Médecins du public: « Nous ne sommes pas des robots! »
Les médecins, infirmiers et aides-soignants affiliés aux syndicats UMT, CDT et FDT ne décolèrent après la décision de la tutelle de reporter les congés du personnel de santé. En manifestation sur tout le territoire national ce mardi 4 août, ils réclament des vacances.
Rassemblés ce 4 août à l’hôpital Moulay Rachid de Sidi Othmane (Casablanca) dans le cadre d’une manifestation nationale, une centaine de médecins et infirmiers ont troqué leurs blouses pour des pancartes sur lesquelles on peut lire ce slogan: «Le congé est un droit». Aucune autre formule ne saurait mieux exprimer la colère des blouses blanches, suite à la décision de la tutelle d’ordonner au personnel médical de reporter leurs vacances d’été. Rappelons brièvement les faits. Dans une circulaire datée du 3 août et adressée aux établissements médicaux placés sous la tutelle du ministère de la Santé, Khalid Ait Taleb annonce que, face à la situation épidémique actuelle, ainsi qu’à la recrudescence des cas de contamination à la Covid-19, l’ensemble des ressources humaines, médecins, infirmiers et infirmières, aides-soignant(e)s, pour ce ne citer que ceux-ci, sont appelés à reporter leur congé annuel. Et Khalid Ait Taleb n’a pas seulement gelé les congés de l’ensemble de ses fonctionnaires à compter de ce lundi, jusqu’à nouvel ordre. Le ministre de la Santé a également ordonné l’annulation des autorisations déjà octroyées et exigé que le personnel actuellement en congé reprenne du service dans un délai de 48 heures. Le gouvernement le sait bien: cette décision, imputée à l’évolution quelque peu inquiétante de la situation épidémique dans notre pays, ne plaira pas à tout le monde. Et le moins que l’on puisse dire, c’est que les mécontents sont nombreux. «Le personnel de santé est démoralisé et perturbé, et voilà qu’on nous interdit de prendre des vacances», indique Malika Gadabe, infirmière au service de chirurgie à l’Hôpital Moulay Rachid.

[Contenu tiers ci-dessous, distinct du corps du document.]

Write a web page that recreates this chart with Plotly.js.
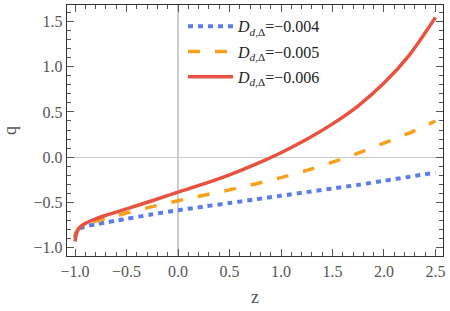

Pas de congé, pas d’indemnité
Mi-juillet, le décès d’un médecin généraliste à Marrakech, après avoir contracté la Covid-19, avait provoqué l’émoi de ses confrères qui ont pointé du doigt les responsables. Selon eux, les moyens de protection des cadres médicaux, en première ligne dans la lutte contre le coronavirus, sont très insuffisants. D’ailleurs ce n’était pas le premier décès d’un médecin lié au virus. Affiliés aux trois syndicats, l’Union marocaine du travail (UMT), la Confédération démocratique du travail (CDT) ou encore la Fédération démocratique du travail (FDT), les soldats de la santé ne veulent plus compter de victimes du coronavirus dans leurs rangs. «Nous avons besoin de nous reposer afin de nous préparer à une éventuelle deuxième vague», insiste Youssef Alout, technicien de radiologie, rappelant l’article 40 de la Constitution qui dispose que «Tout fonctionnaire qui exerce sa fonction a droit à un congé annuel payé. La durée du congé est fixée à 22 jours ouvrables par année pendant laquelle le fonctionnaire a exercé sa fonction, le premier congé n’étant accordé qu’après douze mois de service». Le spécialiste en investigation d’imagerie médicale dit travailler la boule au ventre. «Je vis avec des parents très vulnérables au coronavirus», explique-t-il, craignant une contamination fatale de sa famille à la Covid-19. «Malgré tout cela, j’ai travaillé pendant quatre mois aux côtés de personnes souffrant du coronavirus», poursuit-il, avant de conclure: «Nous ne sommes pas des robots». Pour l’heure, le personnel de santé du service public ne parle pas de mouvement de grève. De son côté, le ministère de la Santé n’a pas réagi à nos nombreuses sollicitations. Après tout, un médecin ne peut abandonner ses malades en cas de danger public, sauf sur ordre formel, écrit, des autorités qualifiées. Mieux, selon l’article 13 de la loi fondamentale, le fonctionnaire est «tenu en toutes circonstances de respecter et de faire respecter l’autorité de l’État». Sauf qu’au Maroc, le fait de ne pas bénéficier du congé annuel n’ouvre droit à aucune indemnité. Le personnel de santé est averti.